On December 12th, 2017, in Hanoi, a ceremony releasing the United Nations Children's Fund (UNICEF)'s annual report "State of the World's Children 2017: Children in a Digital World" was held. Deputy Minister of Labour - Invalids and Social Affairs Dao Hong Lan attended and had a speech at the event.
Deputy Minister of Labour - Invalids and Social Affairs Dao Hong Lan made the remarks at a ceremony held in Hanoi on December 12 to release the United Nations Children’s Fund (UNICEF)’s annual report “State of the World’s Children 2017: Children in a Digital World”. Relevant organisations and agencies should join hands to create a safe internet environment for children, said Deputy Minister Dao Hong Lan. The Deputy Minister noted that it is necessary to equip children with necessary skills to access to a safe internet environment and children should be put in the centre when building digital policies.
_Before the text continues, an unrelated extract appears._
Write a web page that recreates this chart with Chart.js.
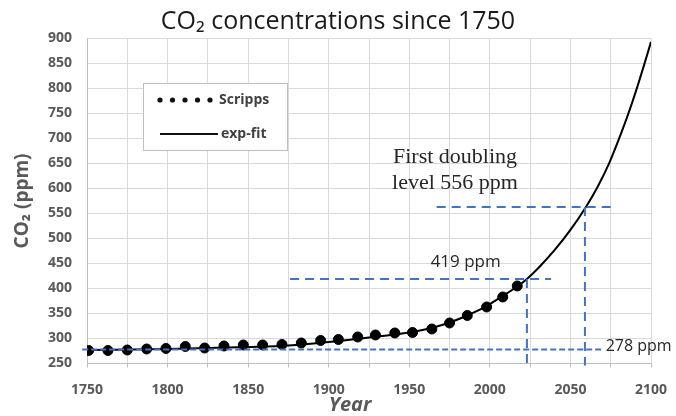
<!DOCTYPE html>
<html>
<head>
<meta charset="utf-8">
<script src="https://cdn.jsdelivr.net/npm/chart.js@4/dist/chart.umd.min.js"></script>
<style>
  body { margin: 0; background: #fff; }
  #wrap { width: 676px; height: 416px; position: relative; }
</style>
</head>
<body>
<div id="wrap"><canvas id="co2Chart"></canvas></div>
<script>
// Scripps points
const scrippsYears = [1751, 1763, 1775, 1787, 1799, 1811, 1823, 1835, 1847, 1859, 1871, 1883,
    1895, 1906, 1918, 1929, 1941, 1952, 1964, 1975, 1986, 1998, 2008, 2017];
const scrippsPpm = [276, 276, 277, 279, 280, 284, 281, 285, 287, 287, 288, 291,
    296, 298, 303, 307, 311, 312, 319, 331, 346, 363, 383, 405];

// exp-fit curve, sampled along the drawn line
const fitYears = [1750, 1800, 1850, 1875, 1900, 1925, 1950, 1965, 1975, 1986, 1997, 2007,
    2017, 2023, 2031, 2040, 2050, 2060, 2067, 2074, 2080, 2086, 2091, 2096, 2100];
const fitPpm = [277, 279, 283, 286, 293, 302, 312, 322, 332, 346, 363, 383,
    404, 419, 444, 476, 517, 565, 604, 650, 698, 750, 798, 850, 893];

// reference levels
const preIndustrial = 278;
const nowYear = 2023, nowPpm = 419;
const doublingYear = 2059, doublingPpm = 563;
const baseSpan = [1747, 2070];
const nowSpan = [1876, 2038];
const doublingSpan = [1967, 2075];
const axisFloor = 248;

const yTicks = { min: 250, max: 900, step: 50 };
const xTicks = { min: 1750, max: 2100, step: 25 };

const gray = '#595959';
const blue = '#4472c4';
const sans = '"Open Sans"';

function pts(xs, ys) {
    return xs.map((x, i) => ({ x: x, y: ys[i] }));
}

function refLine(points, dash) {
    return {
        type: 'line',
        data: points,
        borderColor: blue,
        borderWidth: 2,
        borderDash: dash,
        pointRadius: 0,
        fill: false,
        clip: false,
        order: 0,
    };
}

const notes = {
    id: 'notes',
    afterDraw(chart) {
        const ctx = chart.ctx;
        const x = chart.scales.x, y = chart.scales.y;
        const area = chart.chartArea;
        ctx.save();

        // annotations
        ctx.fillStyle = '#262626';
        ctx.textBaseline = 'middle';
        ctx.font = '17px ' + sans;
        ctx.textAlign = 'center';
        ctx.fillText(nowPpm + ' ppm', x.getPixelForValue(1985), y.getPixelForValue(nowPpm) - 17);
        ctx.textAlign = 'left';
        ctx.font = '16px ' + sans;
        ctx.fillText(preIndustrial + ' ppm', x.getPixelForValue(baseSpan[1]) + 3, y.getPixelForValue(preIndustrial) - 3);

        ctx.font = '22px "Liberation Serif"';
        ctx.textAlign = 'center';
        ctx.fillText('First doubling', 455, 157);
        ctx.fillText('level 556 ppm', 455, 183);

        // x axis title
        ctx.fillStyle = gray;
        ctx.font = 'italic bold 20px ' + sans;
        ctx.fillText('Year', area.left + (area.right - area.left) / 2 - 19, 405);

        // legend
        const bx = 143, by = 83, bw = 144, bh = 67;
        ctx.fillStyle = '#fff';
        ctx.fillRect(bx, by, bw, bh);
        ctx.strokeStyle = '#bfbfbf';
        ctx.lineWidth = 1;
        ctx.strokeRect(bx + 0.5, by + 0.5, bw, bh);

        ctx.fillStyle = '#111';
        for (let i = 0; i < 5; i++) {
            ctx.beginPath();
            ctx.arc(160 + i * 12.5, 100, 2.6, 0, Math.PI * 2);
            ctx.fill();
        }
        ctx.strokeStyle = '#111';
        ctx.lineWidth = 1.8;
        ctx.beginPath();
        ctx.moveTo(160, 134);
        ctx.lineTo(218, 134);
        ctx.stroke();

        ctx.fillStyle = '#404040';
        ctx.font = 'bold 14px ' + sans;
        ctx.textAlign = 'left';
        ctx.fillText(chart.data.datasets[0].label, 219, 100);
        ctx.fillText(chart.data.datasets[1].label, 221, 134);
        ctx.restore();
    }
};

new Chart(document.getElementById('co2Chart'), {
    type: 'scatter',
    data: {
        datasets: [
            {
                label: 'Scripps',
                data: pts(scrippsYears, scrippsPpm),
                backgroundColor: '#000',
                borderColor: '#000',
                pointRadius: 5,
                showLine: false,
                order: 1,
            },
            {
                type: 'line',
                label: 'exp-fit',
                data: pts(fitYears, fitPpm),
                borderColor: '#000',
                borderWidth: 2,
                pointRadius: 0,
                fill: false,
                cubicInterpolationMode: 'monotone',
                order: 2,
            },
            refLine(pts(baseSpan, [preIndustrial, preIndustrial]), [6, 3]),
            refLine(pts(nowSpan, [nowPpm, nowPpm]), [9, 6]),
            refLine(pts([nowYear, nowYear], [nowPpm, axisFloor]), [9, 6]),
            refLine(pts(doublingSpan, [doublingPpm, doublingPpm]), [9, 6]),
            refLine(pts([doublingYear, doublingYear], [doublingPpm, axisFloor - 2]), [9, 6]),
        ],
    },
    options: {
        responsive: true,
        maintainAspectRatio: false,
        animation: false,
        layout: { padding: 0 },
        plugins: {
            legend: { display: false },
            tooltip: { enabled: false },
            title: {
                display: true,
                text: 'CO\u2082 concentrations since 1750',
                color: '#1a1a1a',
                font: { family: 'Open Sans', size: 25, weight: 'normal' },
                padding: { top: 7, bottom: 1.4 },
            },
        },
        scales: {
            x: {
                type: 'linear',
                min: xTicks.min,
                max: xTicks.max,
                afterFit: s => { s.height = 52.5; s.paddingRight = 25; },
                grid: { color: '#d9d9d9', tickLength: 4, tickColor: '#bfbfbf' },
                border: { color: '#bfbfbf' },
                ticks: {
                    stepSize: xTicks.step,
                    autoSkip: false,
                    maxRotation: 0,
                    padding: 14,
                    color: gray,
                    font: { family: 'Open Sans', size: 14, weight: 'bold' },
                    callback: v => (v % 50 === 0 ? String(v) : ''),
                },
            },
            y: {
                min: yTicks.min,
                max: yTicks.max,
                afterFit: s => { s.width = 87; },
                grid: { color: '#d9d9d9', drawTicks: false },
                border: { color: '#bfbfbf' },
                ticks: {
                    stepSize: yTicks.step,
                    padding: 15,
                    color: gray,
                    font: { family: 'Open Sans', size: 14, weight: 'bold' },
                },
                title: {
                    display: true,
                    text: 'CO\u2082 (ppm)',
                    color: gray,
                    font: { family: 'Open Sans', size: 19, weight: 'bold' },
                    padding: { top: 11, bottom: 0 },
                },
            },
        },
    },
    plugins: [notes],
});
</script>
</body>
</html>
Meanwhile, Youssouf Abdel-Jelil, UNICEF Representative in Vietnam, said that digital technology can make a life change for children who are left behind, particularly disable and ethnic kids and those living in disadvantaged areas. Online protection does not mean to control children’s internet use but protect their safety, he highlighted, adding that the Government need to closely work with the private sector to safeguard children, especially disadvantaged kids.
The UNICEF’s flagship report stated that despite children’s massive online presence – 1 in 3 internet users worldwide is a child – too little is done to protect them from the perils of the digital world and to increase their access to safe online content.
The report explores the benefits digital technology can offer the most disadvantaged children, including those growing up in poverty or affected by humanitarian emergencies. These include increasing their access to information, building skills for the digital workplace, and giving them a platform to connect and communicate their views.
However, millions of children are missing out, the report said. Around one third of the world’s youths – 346 million – are not online, exacerbating inequities and reducing children’s ability to participate in an increasingly digital economy.
The report examines how the internet increases children’s vulnerability to risks and harms, including misuse of their private information, access to harmful content, and cyber bullying. The ubiquitous presence of mobile devices, the report notes, has made online access for many children less supervised – and potentially more dangerous.
Furthermore, it also recommended that policies need to facilitate internet access for children, protect them from online threats like abuse, human trafficking and online bullying, and safeguard their privacy and identities.
Officially connected to the Internet in 1997, Vietnam had 64 million internet users as of June 2017, accounting for 67% of the total population. Social media has been popularized with 64 million Facebookers, most of whom are children and teenagers.